Restricted stock units (RSUs) are the most common form of equity compensation for employees at public and late-stage private companies. When RSUs vest, the employee recognizes ordinary income equal to the fair market value of the shares on the vesting date - regardless of whether the employee sells the shares. That income is subject to federal and state income tax and FICA, with supplemental wage withholding applied by the employer. What the employee does after vesting - hold or sell - determines whether they have capital gain or loss, and the tax rate depends on how long they hold the vested shares. The critical distinction: RSUs are not options, and the §83(b) election that benefits restricted stock holders does not apply to RSUs.
At grant: No tax event. The grant is just a promise of future shares. No income recognized, no Form W-2 impact.

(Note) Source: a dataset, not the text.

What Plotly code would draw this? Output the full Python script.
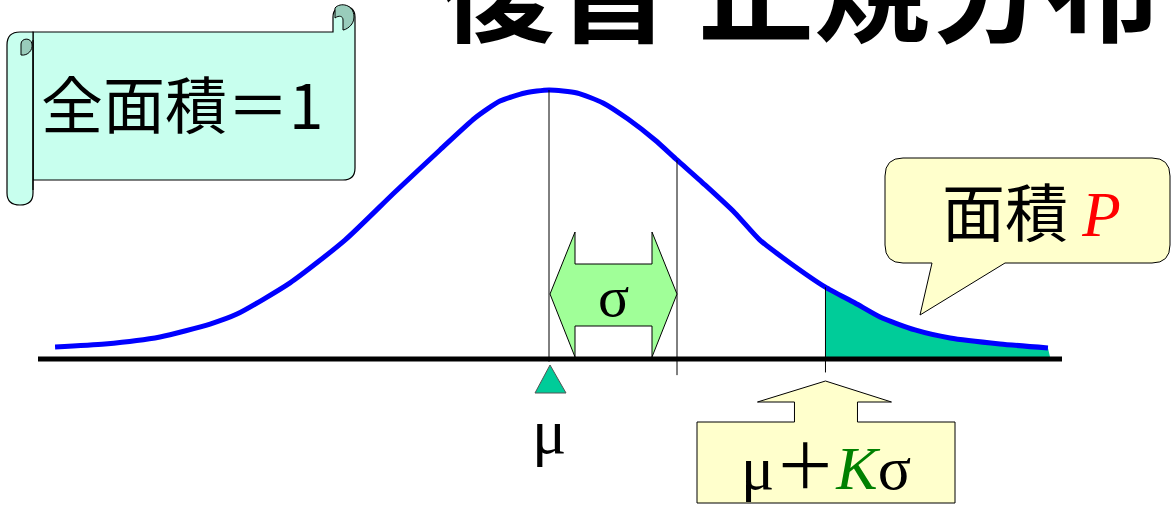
import numpy as np
import plotly.graph_objects as go

# ---- data (z in sigma units, h relative to peak) ----
curve_z = [-3.859, -3.469, -3.039, -2.648, -2.438, -2.023, -1.594, -1.203, -0.852,
           -0.578, -0.383, -0.188, 0.0, 0.219, 0.422, 0.617, 0.828, 1.0, 1.219,
           1.453, 1.648, 1.883, 2.156, 2.391, 2.586, 2.859, 3.133, 3.523, 3.898]
curve_h = [0.045, 0.056, 0.082, 0.130, 0.167, 0.283, 0.442, 0.621, 0.777,
           0.896, 0.959, 0.989, 1.0, 0.989, 0.952, 0.892, 0.814, 0.740, 0.647,
           0.543, 0.442, 0.357, 0.268, 0.208, 0.156, 0.108, 0.078, 0.056, 0.041]
mu = 0.0
sigma = 1.0
K = 2.16

title_words = ["復習", "正規分布"]
scroll_text = "全面積＝1"
area_label = "面積"
area_symbol = "P"
mu_label = "μ"
sigma_label = "σ"
k_label = "K"

# ---- canvas geometry ----
W, H = 1172, 511
X0, SX = 549.0, 128.0   # pixel of mu, pixels per sigma
Y0, SY = 359.0, 269.0   # pixel of baseline, pixels per unit height


def px(z):
    return X0 + SX * z


def py(h):
    return Y0 - SY * h


CJK = "Noto Sans CJK JP"
SERIF = "Liberation Serif"
TEAL = "#00CC99"
BLUE = "#0000FF"

fig = go.Figure()

# tail area P
hK = float(np.interp(K, curve_z, curve_h))
tail_z = [z for z in curve_z if z > K]
tail_h = [h for z, h in zip(curve_z, curve_h) if z > K]
fz = [K, K] + tail_z + [tail_z[-1] + 0.02, K]
fh = [0.0, hK] + tail_h + [0.0, 0.0]
fig.add_trace(go.Scatter(x=fz, y=fh, mode="lines", fill="toself", fillcolor=TEAL,
                         line=dict(width=0), hoverinfo="skip", showlegend=False))
# density curve
fig.add_trace(go.Scatter(x=curve_z, y=curve_h, mode="lines",
                         line=dict(color=BLUE, width=5, shape="spline", smoothing=0.6),
                         hoverinfo="skip", showlegend=False))

shapes = []
# baseline
shapes.append(dict(type="line", xref="x", yref="y", x0=(38 - X0) / SX, x1=(1062 - X0) / SX,
                   y0=0, y1=0, line=dict(color="black", width=5)))
# vertical guides
hmu = float(np.interp(mu, curve_z, curve_h))
hs = float(np.interp(mu + sigma, curve_z, curve_h))
shapes.append(dict(type="line", xref="x", yref="y", x0=mu, x1=mu, y0=hmu, y1=-0.01,
                   line=dict(color="black", width=1)))
shapes.append(dict(type="line", xref="x", yref="y", x0=mu + sigma, x1=mu + sigma, y0=hs,
                   y1=-0.06, line=dict(color="black", width=1)))
shapes.append(dict(type="line", xref="x", yref="y", x0=mu + K * sigma, x1=mu + K * sigma,
                   y0=hK, y1=-0.05, line=dict(color="black", width=1)))

# sigma double arrow (pixel coords on x2/y2)
a, b = px(mu) + 1, px(mu + sigma)
n1, n2 = a + 25, b - 25
arrow = (f"M {a},294 L {n1},232 L {n1},264 L {n2},264 L {n2},232 L {b},294 "
         f"L {n2},357 L {n2},326 L {n1},326 L {n1},357 Z")
shapes.append(dict(type="path", xref="x2", yref="y2", path=arrow, fillcolor="#A0FF98",
                   line=dict(color="black", width=1)))
# mu triangle
m = px(mu) + 1
shapes.append(dict(type="path", xref="x2", yref="y2",
                   path=f"M {m},365 L {m - 15},393 L {m + 16},393 Z",
                   fillcolor=TEAL, line=dict(color="#555555", width=1)))
# mu+K sigma up-arrow box
k = px(mu + K * sigma)
box = (f"M 697,422 L {k - 31},422 L {k - 31},402 L {k - 68},402 L {k},381 L {k + 66},402 "
       f"L {k + 32},402 L {k + 32},422 L 955,422 L 955,503 L 697,503 Z")
shapes.append(dict(type="path", xref="x2", yref="y2", path=box, fillcolor="#FFFFCC",
                   line=dict(color="black", width=1)))
# speech callout for area P
callout = ("M 903,158 L 1152,158 Q 1170,158 1170,176 L 1170,245 Q 1170,263 1152,263 "
           "L 1005,263 L 920,315 L 932,263 L 903,263 Q 885,263 885,245 L 885,176 "
           "Q 885,158 903,158 Z")
shapes.append(dict(type="path", xref="x2", yref="y2", path=callout, fillcolor="#FFFFCC",
                   line=dict(color="black", width=1)))
# scroll
SC = "#C8FFEE"
SCD = "#99CCBB"
panel = ("M 33,32 L 333,32 L 333,17 C 333,2 355,2 355,17 L 355,168 Q 355,180 343,180 "
         "L 33,180 Z")
shapes.append(dict(type="path", xref="x2", yref="y2", path=panel, fillcolor=SC,
                   line=dict(color="black", width=1.2)))
shapes.append(dict(type="path", xref="x2", yref="y2",
                   path="M 335,8 C 340,2 354,4 354,17 C 354,26 345,30 343,30 L 343,20 C 343,16 339,15 335,18 Z",
                   fillcolor=SCD, line=dict(color="black", width=1)))
roll = ("M 20,32 L 33,32 L 33,193 Q 33,205 20,205 Q 7,205 7,193 L 7,45 Q 7,32 20,32 Z")
shapes.append(dict(type="path", xref="x2", yref="y2", path=roll, fillcolor=SC,
                   line=dict(color="black", width=1.2)))
shapes.append(dict(type="path", xref="x2", yref="y2",
                   path="M 21,55 L 21,44 C 21,38 31,37 32,44 C 33,50 28,56 21,55 Z",
                   fillcolor=SCD, line=dict(color="black", width=1)))
shapes.append(dict(type="line", xref="x2", yref="y2", x0=33, x1=33, y0=40, y1=190,
                   line=dict(color="black", width=1.2)))

ann = []
title_font = dict(family=CJK, size=116, color="black", weight="bold")
for word, left in zip(title_words, [437, 696]):
    ann.append(dict(x=left / W, y=1 + 18 / H, xref="paper", yref="paper", text=word,
                    showarrow=False, xanchor="left", yanchor="middle", font=title_font))
ann.append(dict(x=182, y=102, xref="x2", yref="y2", text=scroll_text, showarrow=False,
                xanchor="center", yanchor="middle",
                font=dict(family=CJK, size=62, color="black")))
ann.append(dict(x=1031, y=208, xref="x2", yref="y2",
                text=f"{area_label} <span style='font-family:{SERIF};color:#FF0000'><i>{area_symbol}</i></span>",
                showarrow=False, xanchor="center", yanchor="middle",
                font=dict(family=CJK, size=63, color="black")))
ann.append(dict(x=(px(mu) + px(mu + sigma)) / 2, y=296, xref="x2", yref="y2", text=sigma_label,
                showarrow=False, xanchor="center", yanchor="middle",
                font=dict(family=SERIF, size=58, color="black")))
ann.append(dict(x=px(mu), y=431, xref="x2", yref="y2", text=mu_label,
                showarrow=False, xanchor="center", yanchor="middle",
                font=dict(family=SERIF, size=64, color="black")))
ann.append(dict(x=826, y=462, xref="x2", yref="y2",
                text=(f"{mu_label}<span style='font-family:{CJK}'>＋</span>"
                      f"<span style='color:#008000'><i>{k_label}</i></span>{sigma_label}"),
                showarrow=False, xanchor="center", yanchor="middle",
                font=dict(family=SERIF, size=62, color="black")))

fig.update_layout(
    width=W, height=H, margin=dict(l=0, r=0, t=0, b=0),
    paper_bgcolor="white", plot_bgcolor="white", showlegend=False,
    xaxis=dict(range=[(0 - X0) / SX, (W - X0) / SX], visible=False, fixedrange=True),
    yaxis=dict(range=[(Y0 - H) / SY, Y0 / SY], visible=False, fixedrange=True),
    xaxis2=dict(range=[0, W], overlaying="x", visible=False, fixedrange=True),
    yaxis2=dict(range=[H, 0], overlaying="y", visible=False, fixedrange=True),
    shapes=shapes, annotations=ann,
)

fig.write_html("out.html", config={"displayModeBar": False},
               post_script="document.body.style.margin='0';document.body.style.overflow='hidden';")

At vesting: Ordinary income equal to FMV of shares on vesting date. Included in W-2 Box 1 wages. Employer withholds at supplemental rate (22% federal for amounts under $1 million; 37% for amounts exceeding $1 million in the year). FICA also applies. The employee's cost basis in the shares equals the income recognized.
After vesting - sale: Capital gain or loss equal to sale price minus FMV at vesting (the basis). Short-term if sold within one year of vesting; long-term if held more than one year after vesting. The holding period begins on the vesting date, not the grant date.
The 22% supplemental federal withholding rate applies to RSU vesting income up to $1 million. For employees in the 32%, 35%, or 37% tax brackets, this creates a guaranteed withholding shortfall - the employer withholds 22% but the employee actually owes 32-37%. The employee must make up the difference through quarterly estimated tax payments or face an underpayment penalty. Many high-earning employees are surprised by large tax bills in April because their RSU vesting triggered income that was under-withheld throughout the year.
Restricted stock is different from RSUs. Restricted stock is actual stock delivered at grant subject to forfeiture conditions. RSUs are a promise to deliver stock in the future upon satisfaction of vesting conditions. The §83(b) election - which allows a recipient to recognize income at grant (usually at a low value) rather than at vesting (usually at a higher value) - is available for restricted stock but NOT for RSUs. This is because RSUs are not "property" under §83 until they vest; they are merely contractual rights to receive property in the future. Employees who receive restricted stock should carefully evaluate the §83(b) election within 30 days of receiving the grant.
RSU income earned over a multi-year vesting period must be allocated among the states where the employee worked during that period. If an employee receives an RSU grant while living in New York, moves to Texas during the vesting period, and the RSUs vest after the move, the income is allocated between New York and Texas based on the number of vesting period days worked in each state. New York will assert its right to tax the New York portion of the RSU income even if the employee is no longer a New York resident at vesting. This multi-state allocation creates complex filing requirements for mobile tech employees and executives.